26th February 2013
After another long day fighting this cough and finding myself counting down the days until the Easter holidays (only 4 more Mondays and 3 more Fridays people!) when I got home I had to settle down for a little bit before doing anything useful. I got into pyjamas and watched a bit of Charmed whilst having a mooch round the interwebs. I snuggled myself right under my duvet, arms trapped by laptop, I was super cosy. Unfortunately, I was in a bit of a vulnerable position, the laptop tilted forward and whacked me right in the face. I now have a lovely little red line under my nose. Could be worse, I had visions of an enormous bruise.

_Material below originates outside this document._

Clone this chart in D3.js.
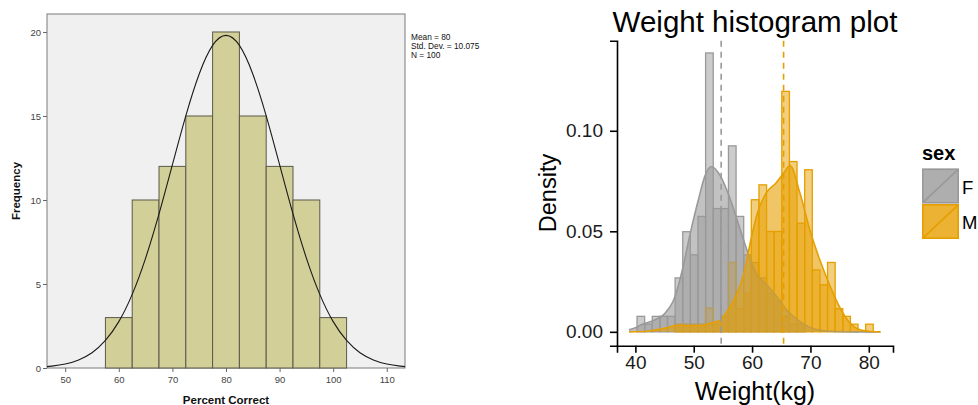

Speaking of which - why are girls so proud of bruises? I was an avid listener of the Dave Gorman Absolute podcast, and in one episode they were discussing a bruise that Danielle Ward was showing off and how girls will do exactly that with a bad bruise. It's like a trophy, proving that we too hurt ourselves and are so over it we can show everyone. As a result of spectacularly falling off a bike in Paris last week I now have some fantastic ones blooming over my calves. Brilliant purple and yellow and green ones. I keep finding myself showing Samantha how they are 'progressing' and I'm not sure why. It's a little bit hypnotic looking at how my skin is suddenly such a peculiar shade and knowing it's completely normal.
Moving on. After my altercation with the laptop I decided to run myself a bath and have a relax. I sent a message to the housemates to warn them that I was planning a long soak and if they were in need of the loo they should tell me to wait until they got home. I'm so thoughtful like that. Although, I actually worded it "I'm gonna get into a long bath, reply soon for me to wait so you can use the loo or forever hold your PEEace." Thoughtful AND witty. I'm a catch.

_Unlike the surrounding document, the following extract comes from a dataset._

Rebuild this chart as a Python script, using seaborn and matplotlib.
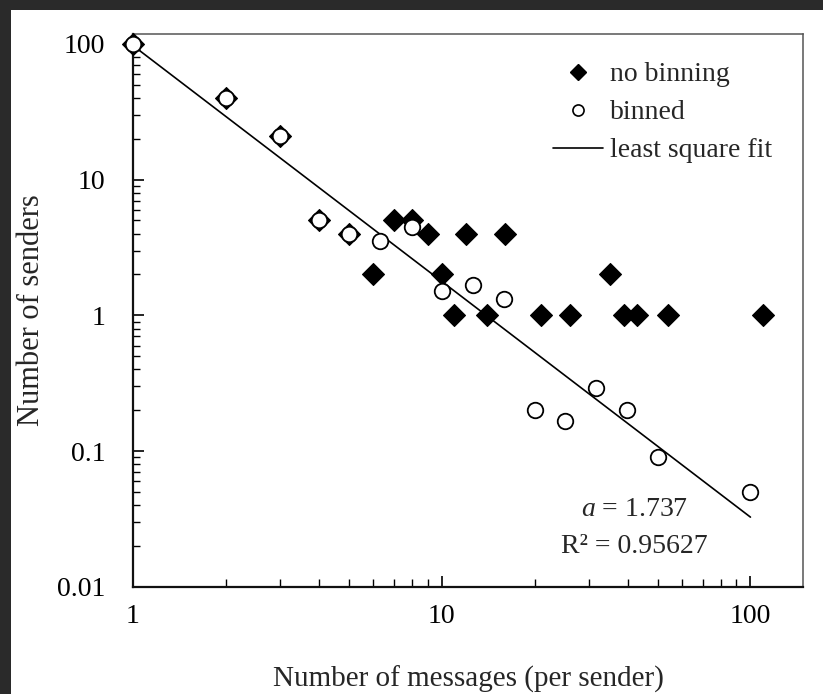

Neither had an issue with me commandeering the bathroom, so I made myself a Chai latte and got into a steaming bath with my kindle and some candles. It was brilliant. Could have fallen asleep in there. Reluctantly I pulled myself out and back into some fresh new pyjamas.

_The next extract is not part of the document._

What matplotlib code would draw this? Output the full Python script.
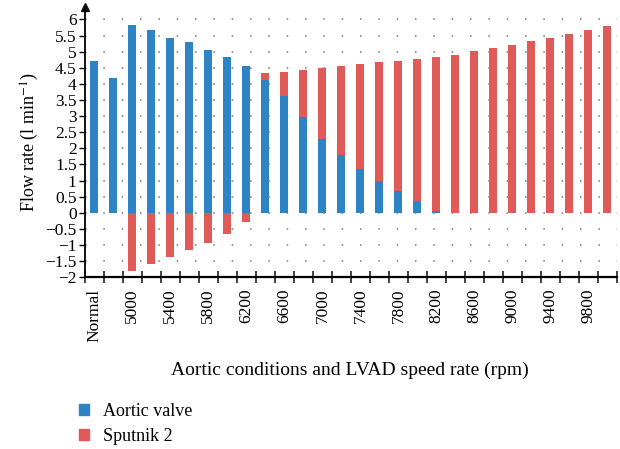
import matplotlib
matplotlib.use("Agg")
import matplotlib.pyplot as plt
from matplotlib.patches import Patch
import numpy as np

plt.rcParams['font.family'] = ['Liberation Serif', 'DejaVu Serif']
plt.rcParams['mathtext.fontset'] = 'stix'

# categories: normal aorta, failing heart, then LVAD speeds (rpm)
categories = ["Normal", "Failing"] + [str(s) for s in range(5000, 10001, 200)]
aortic_valve = [4.71, 4.19, 5.82, 5.67, 5.42, 5.30, 5.05, 4.84, 4.56, 4.13,
                3.63, 2.98, 2.30, 1.80, 1.37, 1.00, 0.67, 0.36, 0.07, 0.0,
                0.0, 0.0, 0.0, 0.0, 0.0, 0.0, 0.0, 0.0]
sputnik_2 = [0.0, 0.0, -1.81, -1.60, -1.37, -1.15, -0.94, -0.67, -0.29, 0.21,
             0.74, 1.45, 2.19, 2.76, 3.25, 3.68, 4.04, 4.41, 4.77, 4.90,
             5.02, 5.11, 5.21, 5.33, 5.42, 5.55, 5.67, 5.79]

blue = "#2c84c4"
red = "#e05a57"

fig = plt.figure(figsize=(6.2, 4.49), dpi=100)
ax = fig.add_axes([0.137, 0.3824, 0.858, 0.603])

x = np.arange(len(categories))
av = np.array(aortic_valve)
sp = np.array(sputnik_2)
# excel-like stacking: negatives hang from zero, positives sit on the aortic flow
bottom = np.where(sp >= 0, np.clip(av, 0, None), 0)

ax.bar(x, av, width=0.42, color=blue, zorder=3)
ax.bar(x, sp, width=0.42, bottom=bottom, color=red, zorder=3)

ax.set_xlim(-0.5, len(categories) - 0.5)
ax.set_ylim(-2, 6.4)
ax.set_yticks(np.arange(-2, 6.01, 0.5))
ax.set_yticklabels([("%g" % v).replace("-", "\u2212") for v in np.arange(-2, 6.01, 0.5)],
                   fontsize=12.5)
for v in np.arange(-1.5, 6.01, 0.5):
    ax.axhline(v, color="#777777", lw=1.1, ls=(0, (1, 11)), zorder=1)

# boundary ticks on the x axis, labels on every other category
ax.set_xticks(np.arange(-0.5, len(categories), 1.0), minor=False)
ax.set_xticklabels([])
ax.tick_params(axis="x", direction="inout", length=9, width=1.2, color="#222222")
ax.set_xticks(x[::2], minor=True)
ax.set_xticklabels(categories[::2], minor=True, rotation=90, fontsize=12.5)
ax.tick_params(axis="x", which="minor", length=0, pad=8)
ax.tick_params(axis="y", direction="out", length=4, width=1.0, pad=2)

for s in ["top", "right"]:
    ax.spines[s].set_visible(False)
ax.spines["left"].set_linewidth(1.3)
ax.spines["bottom"].set_linewidth(1.6)
ax.plot(0, 1, "^", transform=ax.transAxes, color="#111111", ms=6, clip_on=False)

ax.set_ylabel("Flow rate (l min$^{-1}$)", fontsize=13, labelpad=3)
fig.text(0.565, 0.175, "Aortic conditions and LVAD speed rate (rpm)",
         ha="center", va="center", fontsize=14)

handles = [Patch(color=blue, label="Aortic valve"), Patch(color=red, label="Sputnik 2")]
fig.legend(handles=handles, loc="upper left", bbox_to_anchor=(0.113, 0.123),
           frameon=False, fontsize=13, handlelength=0.55, handleheight=0.55,
           handletextpad=0.75, labelspacing=0.45, borderpad=0)

fig.savefig("out.png", dpi=100)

I had a hankering to do some drawing, I wanted to have a go at that grave sculpture from Père Lachaise. This is what has themed my photo today. I prefer using chalk and charcoal, I have since A-level. Sadly, I can only draw things that are actually there, I can't do that pulling it from my imagination drawing that so many people I know can do so well. Wish I could do it. Particularly tonight. Nothing seemed to want to work for me tonight, I attempted the sculpture and then a new picture of Keira to no avail. I ended up doodling, and not in a fun way that some people can, I found myself drawing a load of those pointy S-es that you draw with the 6 lines? You know? You covered your homework diary in them at some point, I was lucky enough to be able to include it in my name.
I really enjoy drawing, I keep meaning to go and do some more life drawing sessions, I've enjoyed them in the past. Maybe I'll go at some point this year. Samantha has been going to them on and off and I've meant to join her a number of times, but life did that thing it does and stopped me.